Lady Ada Lovelace, born in 1815, is considered by many to be the first computer programmer. Her mother, Annabella Milbanke, fostered an interest in logic problems and mathematics with Ada from a young age, supposedly to combat the influence of what she saw as the volatile and erratic temperament of Ada's father, the poet Lord Byron. Lord Byron is said to have been disappointed that Ada was not a son and left both her and her mother only months after Ada was born.
 
Ada's upbringing was very unusual for a young girl in the aristocracy in the 1800s. She had tutors in mathematics and science, including Mary Somerville, a Scottish astronomer who became the first woman admitted to the Royal Astronomical Society.
 
As an adult, Ada developed a friendship and working relationship with the mathematician and inventor Charles Babbage. In 1822, Babbage proposed a design for a Difference Engine, a mechanical calculator for tabulating polynomial functions. Such a machine, used by engineers, scientists, and navigators, would have been a significant economic advancement in the work of human data manipulation (so-called "human computers"), which required large amounts of time and introduced unavoidable human error into the computations.
 
Although in 1991, a perfectly functional version of Babbage's difference engine was built from his original plans, Babbage could never produce a working difference engine himself. While the British government's funding of Babbage was motivated by economics, Babbage himself was more driven by the possibility of pushing his invention to the next level.

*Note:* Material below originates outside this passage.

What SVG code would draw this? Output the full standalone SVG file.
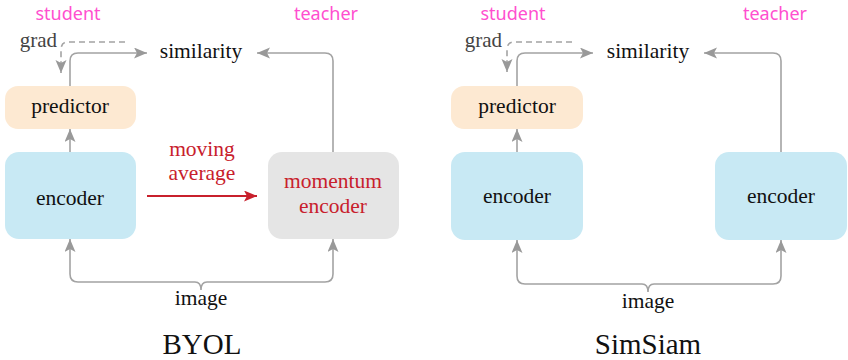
<svg xmlns="http://www.w3.org/2000/svg" width="848" height="360" viewBox="0 0 848 360">
<style>
.t{font-family:"Liberation Serif","Times New Roman",serif;font-size:21.5px;fill:#111;text-anchor:middle}
.g{font-family:"Liberation Serif","Times New Roman",serif;font-size:21px;fill:#444;text-anchor:end}
.p{font-family:"Noto Sans","Liberation Sans",sans-serif;font-size:18px;fill:#ff4fcf;text-anchor:middle}
.r{fill:#c8202c}
.ttl{font-size:29px}
.pred{fill:#fde9d2}
.enc{fill:#c8e9f4}
.mom{fill:#e5e5e5}
.c{fill:none;stroke:#a3a3a3;stroke-width:1.6}
.d{stroke-dasharray:6 4}
.red{fill:none;stroke:#c8202c;stroke-width:1.8}
</style>
<defs>
<marker id="ah" markerUnits="userSpaceOnUse" markerWidth="14" markerHeight="12" refX="13" refY="5.5" orient="auto-start-reverse">
<path d="M0,0 L13,5.5 L0,11 L3,5.5 z" fill="#999"/>
</marker>
<marker id="ahr" markerUnits="userSpaceOnUse" markerWidth="14" markerHeight="12" refX="13" refY="5.5" orient="auto">
<path d="M0,0 L13,5.5 L0,11 L3,5.5 z" fill="#c8202c"/>
</marker>
</defs>
<g id="connectors">
<path class="c" d="M70,86 V61 Q70,53 78,53 H147" marker-end="url(#ah)"/>
<path class="c" d="M333,152 V61 Q333,53 325,53 H257" marker-end="url(#ah)"/>
<path class="c" d="M70,152 V129" marker-end="url(#ah)"/>
<path class="c" d="M70,239 V274 Q70,282 78,282 H195 Q201,282 201,290 Q201,282 207,282 H325 Q333,282 333,274 V239" marker-start="url(#ah)" marker-end="url(#ah)"/>
<path class="c d" d="M125,42 H68 Q61,42 61,50 V73" marker-end="url(#ah)"/>
<path class="red" d="M147,196 H257" marker-end="url(#ahr)"/>
<path class="c" d="M517,86 V61 Q517,53 525,53 H593" marker-end="url(#ah)"/>
<path class="c" d="M781,152 V61 Q781,53 773,53 H704" marker-end="url(#ah)"/>
<path class="c" d="M517,152 V129" marker-end="url(#ah)"/>
<path class="c" d="M517,240 V276 Q517,284 525,284 H642 Q648,284 648,292 Q648,284 654,284 H773 Q781,284 781,276 V240" marker-start="url(#ah)" marker-end="url(#ah)"/>
<path class="c d" d="M572,42 H514 Q507,42 507,50 V72" marker-end="url(#ah)"/>
</g>
<g id="byol-labels">
<text class="p" x="68" y="20">student</text>
<text class="p" x="326" y="20">teacher</text>
<text class="g" x="57" y="47">grad</text>
<text class="t r" x="202" y="156">moving</text>
<text class="t r" x="202" y="180">average</text>
<text class="t" x="201" y="305">image</text>
<text class="t ttl" x="202" y="354">BYOL</text>
</g>
<g id="byol-similarity"><text class="t" x="201" y="58">similarity</text></g>
<g id="byol-predictor"><rect class="pred" x="5" y="86" width="131" height="43" rx="13"/><text class="t" x="70" y="113">predictor</text></g>
<g id="byol-encoder"><rect class="enc" x="5" y="152" width="131" height="87" rx="14"/><text class="t" x="70" y="205">encoder</text></g>
<g id="byol-momentum"><rect class="mom" x="268" y="152" width="131" height="87" rx="14"/><text class="t r" x="333" y="188">momentum</text><text class="t r" x="333" y="213">encoder</text></g>
<g id="simsiam-labels">
<text class="p" x="513" y="20">student</text>
<text class="p" x="775" y="20">teacher</text>
<text class="g" x="502" y="47">grad</text>
<text class="t" x="648" y="308">image</text>
<text class="t ttl" x="648" y="354">SimSiam</text>
</g>
<g id="simsiam-similarity"><text class="t" x="648" y="58">similarity</text></g>
<g id="simsiam-predictor"><rect class="pred" x="451" y="86" width="132" height="43" rx="13"/><text class="t" x="517" y="113">predictor</text></g>
<g id="simsiam-encoder-left"><rect class="enc" x="451" y="152" width="132" height="88" rx="14"/><text class="t" x="517" y="203">encoder</text></g>
<g id="simsiam-encoder-right"><rect class="enc" x="715" y="152" width="132" height="88" rx="14"/><text class="t" x="781" y="203">encoder</text></g>
</svg>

Before completing the difference engine, he became distracted by designs for an Analytical Engine, a machine meant to extend the applicability of the difference engine, and that would become the first general-purpose computer.
 
Ada, too, was fascinated by Babbage's plans for the Analytical Engine, and in 1843, she translated a description of the machine written by the Italian mathematician Luigi Menabrea. Babbage felt that Ada truly understood the complexity of the engine, far beyond other scientists at the time, and so asked her to include her own notes on its design and potential with her translation. Those notes, which became larger than the original work itself, were published in the Scientific Memoirs journal and included methods for using the machine to perform example computations. These methods, which would have worked had the machine ever been built, are considered the first computer programs. 
 
Ada saw the potential applications for the Analytical Engine even beyond Babbage's initial proposal. Still, she dismissed the suggestion that it would in any way lead to the development of artificial intelligence. Her notes included the remark that the engine had "no power of anticipating any analytical relations or truths," an idea that remains a strong point of contention today.